Plus, being at social gatherings and not talking to anyone, just sitting alone in the corner. Let me explain, lest shy folks wonder if they’re creeping people out. Before we started dating, I found my ex-boyfriend to be really creepy. He’d come to parties with his roommate and then sit alone all night and not talk to anyone, even his roommate, or people he’d already been introduced to. I’ll often fall silent at parties and listen to others’ conversations instead of talking, but this is after I’ve made my rounds and chatted with my friends, and it usually doesn’t last long because one conversation or other will soon turn to a subject I find more interesting and I’ll jump in. And even at parties where I’m being shy, I can at least talk to the person I came with, or see someone I know to chat with. But just sitting all night in the corner, kinda creepy. (He got less creepy after he started talking, obviously, it just took about 3 months before we had our first conversation. He was just shy and not talkative in general, but came off as creepy for a while).

Being totally out of place with no good reason to be there. Middle-aged guy in Dockers at a punk rock show, not escorting a young teen. Scruffy-looking guy sitting at a park watching the kids, with no kid of his own. Or, as in the thread that inspired this, hanging out at a laundromat with no laundry.

Walks can be creepy, the hunched-over shuffle can definitely be unnerving, especially when combined with poor hygiene or unkempt hair.

A lot of what is or can be creepy isn’t necessarily creepy in itself, but if several behaviors are combined, or if a behavior and a creepy appearance are combined, definitely makes someone creepy.

After I posted this thread What Makes What makes “the creepy guy”… creepy? I realized that it’s usually how people move that I find creepy. That guy would (He’s still there, but he’s not so creepy any more) would hug the walls when going around the room, even if it meant going behind people’s chairs rather than the wide aisles meant for travel throughout the space.

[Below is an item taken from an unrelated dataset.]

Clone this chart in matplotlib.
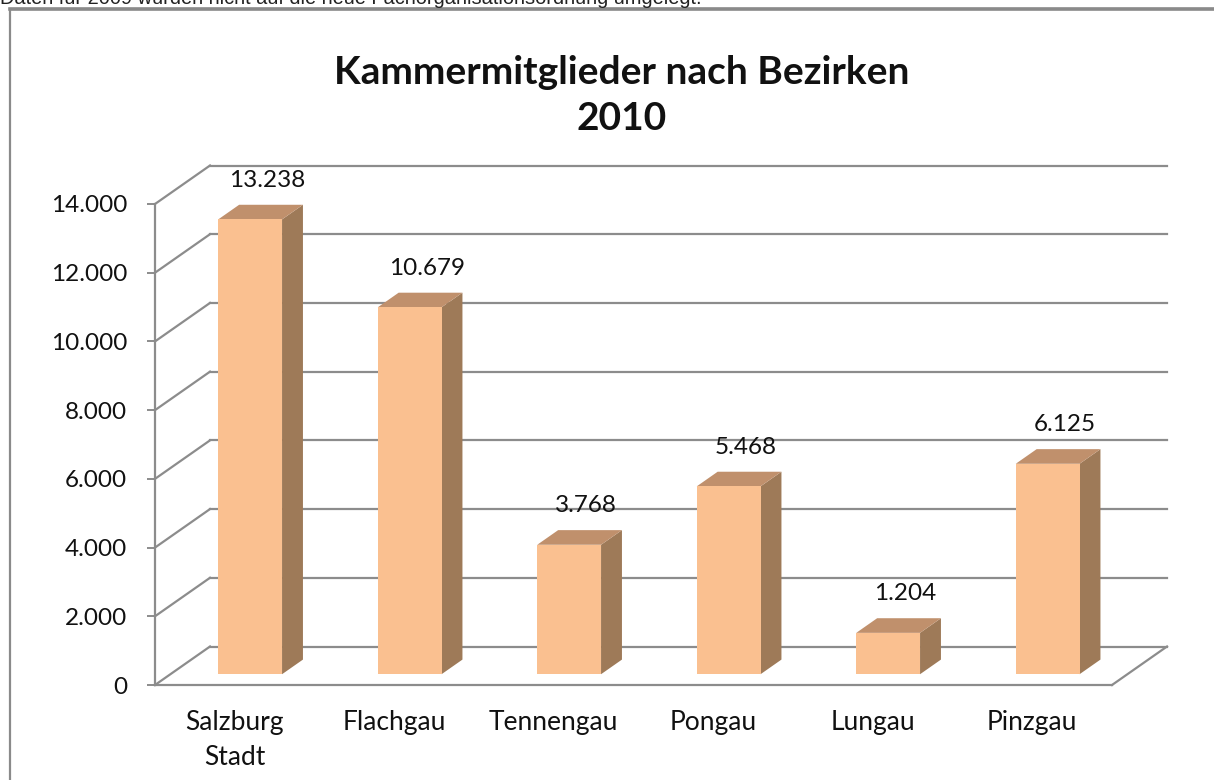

Oh! Invasion of personal space is often creepy. I know that the actual distance for personal space varies between cultures (it’s something like 3 feet for Americans, but considerably less for the French IIRC), but cultural differences aside, if someone gets in my personal space it squicks me out.

Lack of boundry awareness - physical and emotional. A person who leans in too close or touches you when you don’t want it. Someone who you meet and they immediately let you know about the sex with twins they want to have or how their ex-husband cheated on them. Even bigger, lack of emotional boundries that really impact you - someone who wants to get together Sataurday, who you barely know, is very insistant and when you say no, wants to know what else you’ll be doing, what the details are and judges your excuses.